Restate, exactly and without pictures, the lines from the start of the listing below through the line holding "import * as d3".

● ● ● ● ●

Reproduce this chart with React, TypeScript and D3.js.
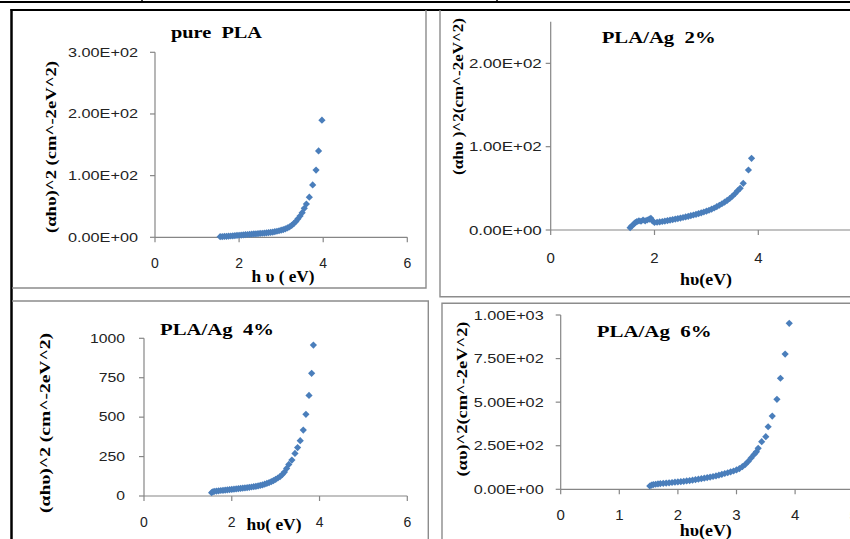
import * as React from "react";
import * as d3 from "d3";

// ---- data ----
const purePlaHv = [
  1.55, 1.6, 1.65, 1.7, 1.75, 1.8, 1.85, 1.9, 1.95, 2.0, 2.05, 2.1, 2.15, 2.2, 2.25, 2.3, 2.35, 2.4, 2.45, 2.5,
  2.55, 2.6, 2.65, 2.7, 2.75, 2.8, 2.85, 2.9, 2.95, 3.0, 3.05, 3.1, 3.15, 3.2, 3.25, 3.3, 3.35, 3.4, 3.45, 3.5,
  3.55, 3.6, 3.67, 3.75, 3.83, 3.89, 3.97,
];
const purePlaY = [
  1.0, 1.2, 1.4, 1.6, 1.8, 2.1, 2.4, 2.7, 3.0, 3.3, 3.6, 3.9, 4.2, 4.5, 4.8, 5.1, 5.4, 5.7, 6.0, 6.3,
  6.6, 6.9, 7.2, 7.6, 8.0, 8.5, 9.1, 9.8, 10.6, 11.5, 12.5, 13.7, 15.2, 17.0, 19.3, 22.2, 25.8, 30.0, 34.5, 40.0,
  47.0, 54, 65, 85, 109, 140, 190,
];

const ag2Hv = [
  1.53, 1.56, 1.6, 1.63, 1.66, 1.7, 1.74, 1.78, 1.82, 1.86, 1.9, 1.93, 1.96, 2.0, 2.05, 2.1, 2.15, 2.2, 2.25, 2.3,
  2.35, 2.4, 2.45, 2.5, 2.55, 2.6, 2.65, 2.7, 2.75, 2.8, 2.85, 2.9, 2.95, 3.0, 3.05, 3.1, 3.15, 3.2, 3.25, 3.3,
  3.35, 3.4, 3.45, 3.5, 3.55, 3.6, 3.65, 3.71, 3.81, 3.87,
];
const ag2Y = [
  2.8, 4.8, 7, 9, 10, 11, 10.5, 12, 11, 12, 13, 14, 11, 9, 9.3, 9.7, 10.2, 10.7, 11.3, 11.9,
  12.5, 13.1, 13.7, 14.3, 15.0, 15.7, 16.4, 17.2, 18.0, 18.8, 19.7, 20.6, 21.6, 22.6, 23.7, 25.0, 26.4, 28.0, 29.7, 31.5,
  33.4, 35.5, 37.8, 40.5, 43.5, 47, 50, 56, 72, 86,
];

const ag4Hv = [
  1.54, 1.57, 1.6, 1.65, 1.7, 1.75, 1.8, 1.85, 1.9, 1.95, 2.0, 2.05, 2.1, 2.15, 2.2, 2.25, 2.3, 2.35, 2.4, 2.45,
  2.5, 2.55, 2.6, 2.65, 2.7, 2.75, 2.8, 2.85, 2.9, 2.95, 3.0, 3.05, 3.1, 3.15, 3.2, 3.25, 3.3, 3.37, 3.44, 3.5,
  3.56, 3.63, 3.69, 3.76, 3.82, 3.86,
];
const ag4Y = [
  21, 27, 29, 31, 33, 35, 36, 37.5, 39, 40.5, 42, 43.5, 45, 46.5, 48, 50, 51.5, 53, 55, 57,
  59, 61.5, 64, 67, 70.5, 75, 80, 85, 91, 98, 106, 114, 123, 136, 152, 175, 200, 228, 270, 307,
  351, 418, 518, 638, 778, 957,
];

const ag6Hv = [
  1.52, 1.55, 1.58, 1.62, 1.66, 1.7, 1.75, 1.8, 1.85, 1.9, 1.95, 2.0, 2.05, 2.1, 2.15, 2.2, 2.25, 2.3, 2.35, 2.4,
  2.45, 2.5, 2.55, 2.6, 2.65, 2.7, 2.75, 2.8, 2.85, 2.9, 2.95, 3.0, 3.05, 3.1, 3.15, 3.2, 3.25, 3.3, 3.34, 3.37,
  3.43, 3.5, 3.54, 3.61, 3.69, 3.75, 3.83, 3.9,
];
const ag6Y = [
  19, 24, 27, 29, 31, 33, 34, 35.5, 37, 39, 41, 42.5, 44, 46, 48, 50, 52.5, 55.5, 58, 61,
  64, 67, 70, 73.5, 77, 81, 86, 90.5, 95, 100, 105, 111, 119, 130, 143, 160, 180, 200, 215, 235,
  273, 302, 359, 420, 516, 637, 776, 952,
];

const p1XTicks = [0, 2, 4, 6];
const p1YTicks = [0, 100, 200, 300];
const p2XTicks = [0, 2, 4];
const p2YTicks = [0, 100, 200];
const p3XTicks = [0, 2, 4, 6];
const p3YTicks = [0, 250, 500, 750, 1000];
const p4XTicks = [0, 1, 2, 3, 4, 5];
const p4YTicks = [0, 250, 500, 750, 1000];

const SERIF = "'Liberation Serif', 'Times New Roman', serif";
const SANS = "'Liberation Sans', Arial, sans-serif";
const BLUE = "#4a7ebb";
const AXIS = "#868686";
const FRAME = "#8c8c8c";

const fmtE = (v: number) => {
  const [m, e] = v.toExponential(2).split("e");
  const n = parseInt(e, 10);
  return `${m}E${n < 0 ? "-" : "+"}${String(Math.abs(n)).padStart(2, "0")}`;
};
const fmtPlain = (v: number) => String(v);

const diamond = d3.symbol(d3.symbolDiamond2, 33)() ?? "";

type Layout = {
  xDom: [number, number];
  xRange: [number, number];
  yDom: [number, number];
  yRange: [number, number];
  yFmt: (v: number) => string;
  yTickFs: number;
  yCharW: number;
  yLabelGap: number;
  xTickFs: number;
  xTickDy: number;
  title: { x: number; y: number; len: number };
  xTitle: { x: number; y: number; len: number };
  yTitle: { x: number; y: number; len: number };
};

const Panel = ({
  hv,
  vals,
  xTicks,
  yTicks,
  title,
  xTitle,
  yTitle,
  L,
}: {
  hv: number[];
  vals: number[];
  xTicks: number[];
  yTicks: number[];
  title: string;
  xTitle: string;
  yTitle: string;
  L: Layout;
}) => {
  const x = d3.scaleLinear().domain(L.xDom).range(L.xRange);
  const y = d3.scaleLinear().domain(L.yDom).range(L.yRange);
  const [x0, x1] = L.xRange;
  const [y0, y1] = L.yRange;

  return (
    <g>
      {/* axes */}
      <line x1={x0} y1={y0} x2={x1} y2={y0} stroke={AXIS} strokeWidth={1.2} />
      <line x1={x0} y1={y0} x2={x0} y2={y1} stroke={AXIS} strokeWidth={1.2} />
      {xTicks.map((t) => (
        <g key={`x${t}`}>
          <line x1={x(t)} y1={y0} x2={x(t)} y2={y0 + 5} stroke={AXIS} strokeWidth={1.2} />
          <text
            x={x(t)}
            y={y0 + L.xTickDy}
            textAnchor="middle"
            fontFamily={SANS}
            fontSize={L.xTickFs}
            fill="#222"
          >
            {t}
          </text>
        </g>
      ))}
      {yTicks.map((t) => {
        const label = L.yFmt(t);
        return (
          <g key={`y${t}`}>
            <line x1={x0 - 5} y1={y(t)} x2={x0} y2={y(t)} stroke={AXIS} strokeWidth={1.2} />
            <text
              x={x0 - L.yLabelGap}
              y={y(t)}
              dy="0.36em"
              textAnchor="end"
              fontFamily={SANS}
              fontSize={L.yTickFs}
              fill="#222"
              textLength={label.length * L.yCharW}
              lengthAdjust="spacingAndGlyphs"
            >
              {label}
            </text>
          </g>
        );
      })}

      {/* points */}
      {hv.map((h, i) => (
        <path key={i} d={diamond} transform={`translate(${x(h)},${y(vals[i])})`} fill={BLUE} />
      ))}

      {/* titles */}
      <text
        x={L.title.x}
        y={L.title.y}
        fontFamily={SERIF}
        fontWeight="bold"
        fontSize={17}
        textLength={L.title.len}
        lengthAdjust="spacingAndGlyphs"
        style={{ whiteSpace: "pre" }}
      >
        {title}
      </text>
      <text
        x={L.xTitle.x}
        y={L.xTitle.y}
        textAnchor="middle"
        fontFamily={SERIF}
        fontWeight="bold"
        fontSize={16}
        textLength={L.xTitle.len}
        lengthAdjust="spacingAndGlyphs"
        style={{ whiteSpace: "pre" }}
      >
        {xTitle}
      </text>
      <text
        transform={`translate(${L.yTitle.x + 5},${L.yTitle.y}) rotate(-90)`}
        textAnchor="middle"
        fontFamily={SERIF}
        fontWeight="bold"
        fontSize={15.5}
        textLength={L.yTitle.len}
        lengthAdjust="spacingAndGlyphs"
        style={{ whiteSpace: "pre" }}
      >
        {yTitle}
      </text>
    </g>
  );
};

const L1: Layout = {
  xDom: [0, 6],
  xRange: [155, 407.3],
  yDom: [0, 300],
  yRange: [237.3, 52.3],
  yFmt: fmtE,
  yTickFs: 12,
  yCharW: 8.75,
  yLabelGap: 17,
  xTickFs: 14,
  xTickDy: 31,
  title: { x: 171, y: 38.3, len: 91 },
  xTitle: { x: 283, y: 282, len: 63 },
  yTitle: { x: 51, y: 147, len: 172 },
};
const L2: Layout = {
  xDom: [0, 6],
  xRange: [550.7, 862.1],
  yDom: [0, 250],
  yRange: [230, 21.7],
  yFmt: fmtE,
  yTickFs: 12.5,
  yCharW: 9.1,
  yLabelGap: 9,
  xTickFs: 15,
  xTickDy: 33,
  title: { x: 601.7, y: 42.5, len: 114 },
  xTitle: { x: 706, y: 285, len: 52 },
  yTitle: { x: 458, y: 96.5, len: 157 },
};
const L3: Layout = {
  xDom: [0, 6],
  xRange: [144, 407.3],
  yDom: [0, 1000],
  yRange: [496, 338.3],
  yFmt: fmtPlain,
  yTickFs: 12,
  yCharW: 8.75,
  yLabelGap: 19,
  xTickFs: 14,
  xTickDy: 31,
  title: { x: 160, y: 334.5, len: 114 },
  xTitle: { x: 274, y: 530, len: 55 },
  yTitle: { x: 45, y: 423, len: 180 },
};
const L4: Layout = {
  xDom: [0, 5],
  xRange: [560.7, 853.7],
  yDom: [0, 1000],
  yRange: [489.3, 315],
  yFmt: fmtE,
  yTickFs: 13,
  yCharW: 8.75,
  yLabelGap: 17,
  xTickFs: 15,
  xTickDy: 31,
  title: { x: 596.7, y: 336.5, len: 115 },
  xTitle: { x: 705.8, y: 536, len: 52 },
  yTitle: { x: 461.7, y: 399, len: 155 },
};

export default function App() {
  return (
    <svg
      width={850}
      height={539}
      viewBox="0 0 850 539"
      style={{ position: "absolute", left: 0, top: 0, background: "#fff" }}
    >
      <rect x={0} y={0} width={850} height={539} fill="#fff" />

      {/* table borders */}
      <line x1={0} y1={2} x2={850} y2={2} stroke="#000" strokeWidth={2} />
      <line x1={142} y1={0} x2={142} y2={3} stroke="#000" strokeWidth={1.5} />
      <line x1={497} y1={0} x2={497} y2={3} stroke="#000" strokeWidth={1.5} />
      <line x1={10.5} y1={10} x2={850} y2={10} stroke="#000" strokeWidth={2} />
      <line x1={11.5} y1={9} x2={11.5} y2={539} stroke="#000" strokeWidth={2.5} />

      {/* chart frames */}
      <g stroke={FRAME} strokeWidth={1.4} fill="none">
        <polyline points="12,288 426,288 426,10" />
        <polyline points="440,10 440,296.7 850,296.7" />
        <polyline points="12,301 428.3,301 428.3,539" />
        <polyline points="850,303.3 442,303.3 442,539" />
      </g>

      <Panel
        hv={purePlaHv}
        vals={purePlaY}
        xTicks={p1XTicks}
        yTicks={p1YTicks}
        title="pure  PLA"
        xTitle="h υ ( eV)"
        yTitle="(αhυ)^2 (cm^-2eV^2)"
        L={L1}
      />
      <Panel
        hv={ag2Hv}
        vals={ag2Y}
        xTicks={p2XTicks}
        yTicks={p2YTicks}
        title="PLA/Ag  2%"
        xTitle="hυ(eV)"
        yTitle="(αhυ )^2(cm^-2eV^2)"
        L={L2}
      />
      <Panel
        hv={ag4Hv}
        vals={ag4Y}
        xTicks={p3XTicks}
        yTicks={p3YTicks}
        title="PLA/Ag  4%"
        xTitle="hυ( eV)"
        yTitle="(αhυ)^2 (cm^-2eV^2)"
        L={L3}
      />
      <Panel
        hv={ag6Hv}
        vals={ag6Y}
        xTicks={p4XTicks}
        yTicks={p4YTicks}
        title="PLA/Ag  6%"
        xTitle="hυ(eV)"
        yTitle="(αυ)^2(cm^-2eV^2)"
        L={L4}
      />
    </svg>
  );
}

● ● ● ● ●

**COMPLETE ANSWER**:
Reproduce this chart with React, TypeScript and D3.js.
import * as React from "react";
import * as d3 from "d3";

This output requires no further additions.